Serotonin increases an anomalously rectifying K+ current in the Aplysia neuron R15.

Abstract

Previous work has shown that serotonin causes an increase in K+ conductance in the identified Aplysia neuron R15. This response is mediated by cAMP-dependent protein phosphorylation. The K+ channel modulated by serotonin is an anomalous or inward rectifier (designated IR) that is present in R15 together with the 3 other distinct K+ channels previously described for this cell. This inward rectifier is partially activated in the resting cell and is further activated by serotonin. Voltage clamp analysis of resting and serotonin-evoked membrane currents at various external K+ concentrations shows that both currents have reversal potentials close to the K+ equilibrium potential, exhibit similar dependences in magnitude on external K+ concentration and display marked anomalous rectification. The effects of particluar monovalent and divalent cations are also similar on the resting and serotonin-evoked currents.

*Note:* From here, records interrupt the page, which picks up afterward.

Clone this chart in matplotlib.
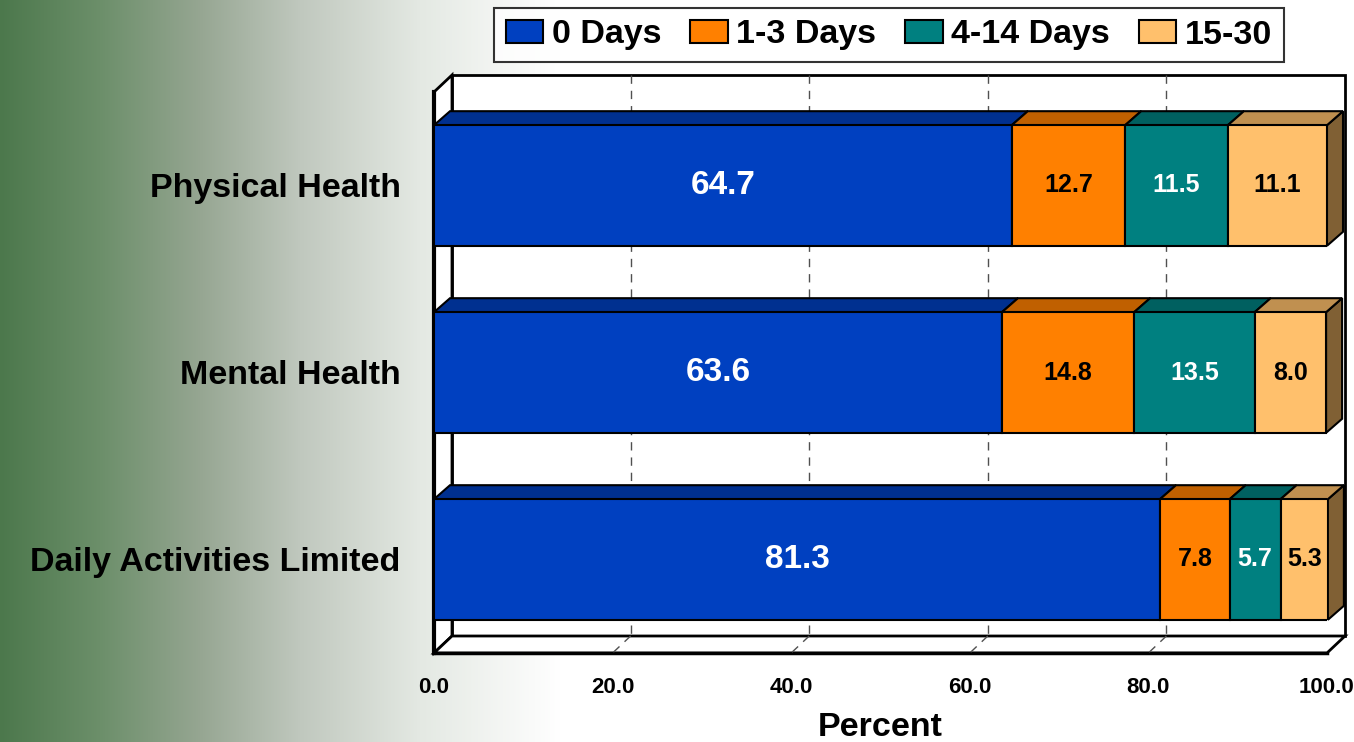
import numpy as np
import matplotlib
matplotlib.use("Agg")
import matplotlib.pyplot as plt
from matplotlib.patches import Polygon, Patch

plt.rcParams['font.family'] = ['Liberation Sans', 'DejaVu Sans']
plt.rcParams['font.weight'] = 'bold'

# data
categories = ["Physical Health", "Mental Health", "Daily Activities Limited"]
series = ["0 Days", "1-3 Days", "4-14 Days", "15-30"]
days_0 = [64.7, 63.6, 81.3]
days_1_3 = [12.7, 14.8, 7.8]
days_4_14 = [11.5, 13.5, 5.7]
days_15_30 = [11.1, 8.0, 5.3]
values = [days_0, days_1_3, days_4_14, days_15_30]
ticks = [0, 20, 40, 60, 80, 100]

front_c = ['#0040C0', '#FF8000', '#008080', '#FFC06C']
top_c = ['#003090', '#C06000', '#006060', '#C09050']
side_c = ['#002070', '#804000', '#004040', '#806034']
label_c = ['white', 'black', 'white', 'black']
label_fs = [24, 18, 18, 18]

W, H = 1354, 742
fig = plt.figure(figsize=(W / 100, H / 100), dpi=100)

# background: green to white gradient on the left
bg = fig.add_axes([0, 0, 1, 1], zorder=-10)
stops_x = [0, 100, 200, 300, 420, 560, W]
stops_c = np.array([(76, 120, 76), (108, 143, 106), (150, 166, 146),
                    (192, 200, 190), (228, 233, 227), (255, 255, 255),
                    (255, 255, 255)]) / 255
xs = np.arange(W)
grad = np.stack([np.interp(xs, stops_x, stops_c[:, k]) for k in range(3)], axis=-1)
bg.imshow(grad[None, :, :], aspect='auto', extent=[0, 1, 0, 1])
bg.axis('off')

ax = fig.add_axes([434 / W, 1 - 653 / H, 893 / W, 561 / H])
ax.set_xlim(0, 100)
ax.set_ylim(2.5, -0.5)
ax.patch.set_visible(False)
for s in ax.spines.values():
    s.set_visible(False)

px = 100 / 893
py = 3 / 561
wdx, wdy = 18 * px, 17 * py
bdx, bdy = 16 * px, 14 * py
y0, y1 = -0.5, 2.5

wall = dict(fc='white', ec='black', lw=2, clip_on=False, zorder=0)
ax.add_patch(Polygon([(wdx, y0 - wdy), (100 + wdx, y0 - wdy), (100 + wdx, y1 - wdy), (wdx, y1 - wdy)], **wall))
ax.add_patch(Polygon([(0, y0), (wdx, y0 - wdy), (wdx, y1 - wdy), (0, y1)], **wall))
ax.add_patch(Polygon([(0, y1), (wdx, y1 - wdy), (100 + wdx, y1 - wdy), (100, y1)], **wall))
ax.plot([0, 0], [y0, y1], color='black', lw=3, zorder=1, clip_on=False)
ax.plot([0, 100], [y1, y1], color='black', lw=2.5, zorder=1, clip_on=False)

for t in ticks[1:-1]:
    ax.plot([t + wdx, t + wdx], [y0 - wdy, y1 - wdy], color='#505050', lw=1,
            ls=(0, (6, 5)), zorder=1, clip_on=False)
    ax.plot([t + wdx, t], [y1 - wdy, y1], color='#505050', lw=1,
            ls=(0, (6, 5)), zorder=1, clip_on=False)

h = 0.645
for i in range(len(categories)):
    left = 0
    top = i - h / 2
    bot = i + h / 2
    for j, vals in enumerate(values):
        w = vals[i]
        r = left + w
        ax.add_patch(Polygon([(r, bot), (r, top), (r + bdx, top - bdy), (r + bdx, bot - bdy)],
                             fc=side_c[j], ec='black', lw=1.5, zorder=2, clip_on=False))
        ax.add_patch(Polygon([(left, top), (r, top), (r + bdx, top - bdy), (left + bdx, top - bdy)],
                             fc=top_c[j], ec='black', lw=1.5, zorder=2, clip_on=False))
        ax.barh(i, w, left=left, height=h, color=front_c[j], edgecolor='black',
                linewidth=1.5, zorder=3)
        ax.text(left + w / 2, i, f"{w:.1f}", ha='center', va='center',
                color=label_c[j], fontsize=label_fs[j], fontweight='bold', zorder=4)
        left = r

ax.set_xticks(ticks)
ax.set_xticklabels([f"{t:.1f}" for t in ticks], fontsize=16, fontweight='bold')
ax.tick_params(axis='x', length=0, pad=17)
ax.set_yticks(range(len(categories)))
ax.set_yticklabels(categories, fontsize=24.5, fontweight='bold')
ax.tick_params(axis='y', length=0, pad=24)
ax.set_xlabel("Percent", fontsize=24.5, fontweight='bold', labelpad=10)

handles = [Patch(fc=c, ec='black', lw=1.5) for c in front_c]
leg = fig.legend(handles, series, loc='center', bbox_to_anchor=(889 / W, 1 - 35 / H),
                 ncol=4, fontsize=24.5, frameon=True, fancybox=False, edgecolor='black',
                 handlelength=1.1, handleheight=0.65, handletextpad=0.25,
                 columnspacing=0.85, borderpad=0.35, borderaxespad=0)
leg.get_frame().set_linewidth(1.5)

fig.savefig('out.png', dpi=100)
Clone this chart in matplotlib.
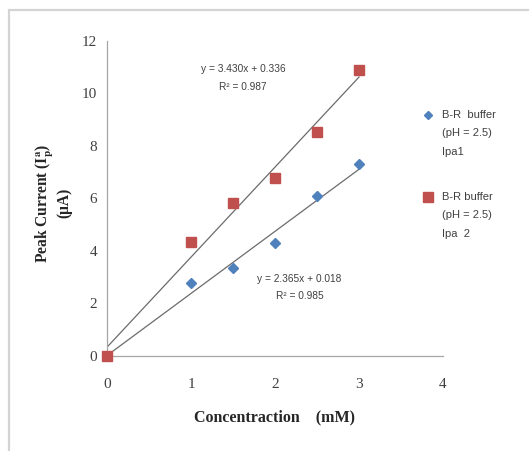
import numpy as np
import matplotlib
matplotlib.use("Agg")
import matplotlib.pyplot as plt
from matplotlib.lines import Line2D
from matplotlib.patches import Rectangle

plt.rcParams["mathtext.fontset"] = "stix"

# Concentration (mM) and peak anodic currents (uA)
conc = [0, 1, 1.5, 2, 2.5, 3]
ipa1 = [0, 2.80, 3.37, 4.31, 6.11, 7.30]
ipa2 = [0, 4.34, 5.83, 6.78, 8.54, 10.89]

# Linear fits reported for each series
fit1 = (2.365, 0.018, 0.985)
fit2 = (3.430, 0.336, 0.987)

label1 = "B-R  buffer\n(pH = 2.5)\nIpa1"
label2 = "B-R buffer\n(pH = 2.5)\nIpa  2"

blue = "#4F81BD"
red = "#C0504D"
text_gray = "#404040"

W, H = 529, 451
fig = plt.figure(figsize=(W / 100, H / 100), dpi=100)
fig.patch.set_facecolor("white")


def fx(px):
    return px / W


def fy(py):
    return (H - py) / H


# light outer frame of the chart area
fig.add_artist(Rectangle((fx(9), -0.05), 1.1, fy(10) + 0.05,
                         transform=fig.transFigure, fill=False,
                         edgecolor="#d4d4d4", linewidth=1.6))

ax = fig.add_axes([fx(107), fy(356), fx(443) - fx(107), fy(41) - fy(356)])
ax.set_xlim(0, 4)
ax.set_ylim(0, 12)
ax.set_xticks([0, 1, 2, 3, 4])
ax.set_yticks([0, 2, 4, 6, 8, 10, 12])
for s in ["top", "right"]:
    ax.spines[s].set_visible(False)
for s in ["left", "bottom"]:
    ax.spines[s].set_color("#a6a6a6")
    ax.spines[s].set_linewidth(0.9)
ax.tick_params(length=0, labelsize=11, colors=text_gray)
ax.tick_params(axis="x", pad=16)
ax.tick_params(axis="y", pad=7)
for lab in ax.get_xticklabels() + ax.get_yticklabels():
    lab.set_family("Liberation Serif")

# trend lines from the fitted coefficients
xs = np.array([0, 3])
for m, b, _ in (fit2, fit1):
    ax.plot(xs, m * xs + b, color="#6b6b6b", linewidth=0.9, zorder=2)

ax.plot(conc, ipa1, linestyle="none", marker="D", markersize=5, color=blue,
        clip_on=False, zorder=3)
ax.plot(conc, ipa2, linestyle="none", marker="s", markersize=7, color=red,
        clip_on=False, zorder=3)

# fit equations
eq_kw = dict(ha="center", va="center", fontsize=7.3, color=text_gray,
             family="Liberation Sans")
ax.text(1.62, 10.95, f"y = {fit2[0]:.3f}x + {fit2[1]:.3f}", **eq_kw)
ax.text(1.62, 10.25, f"R\u00b2 = {fit2[2]:.3f}", **eq_kw)
ax.text(2.29, 2.95, f"y = {fit1[0]:.3f}x + {fit1[1]:.3f}", **eq_kw)
ax.text(2.29, 2.27, f"R\u00b2 = {fit1[2]:.3f}", **eq_kw)

ax.set_xlabel("Concentraction    (mM)", family="Liberation Serif",
              fontweight="bold", fontsize=11.5, color="#262626", labelpad=13)

# two-line y-axis title
ylab_kw = dict(rotation=90, ha="center", va="center", family="Liberation Serif",
               fontweight="bold", fontsize=11.2, color="#262626")
fig.text(fx(45), fy(203), "Peak Current (I$_\\mathbf{p}^\\mathbf{a}$)", **ylab_kw)
fig.text(fx(64), fy(203), "(\u03bcA)", **ylab_kw)

# legend: marker beside the first line of each multi-line entry
legend_entries = [
    (label1, "D", 4.5, blue, 115),
    (label2, "s", 6.5, red, 197),
]
for text, mk, ms, col, top in legend_entries:
    fig.add_artist(Line2D([fx(428)], [fy(top)], transform=fig.transFigure,
                          linestyle="none", marker=mk, markersize=ms, color=col))
    fig.text(fx(442), fy(top - 5), text, ha="left", va="top", fontsize=8,
             family="Liberation Sans", color=text_gray, linespacing=2.05)

fig.savefig("out.png", dpi=100, facecolor="white")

Rb+, Cs+ and Ba2+ block both currents; Tl+ can substitute for K+ as a charge carrier and channel activator in both. These properties are characteristic of anomalous rectifiers in other systems. Measurement of the voltage dependence of inactivation for the fast transient K+ current shows that this current cannot account for the anomalously rectifying K+ conductance in R5. The inward rectifier is therefore a separate current mediated by its own channels, the activity of which can be modulated by serotonin.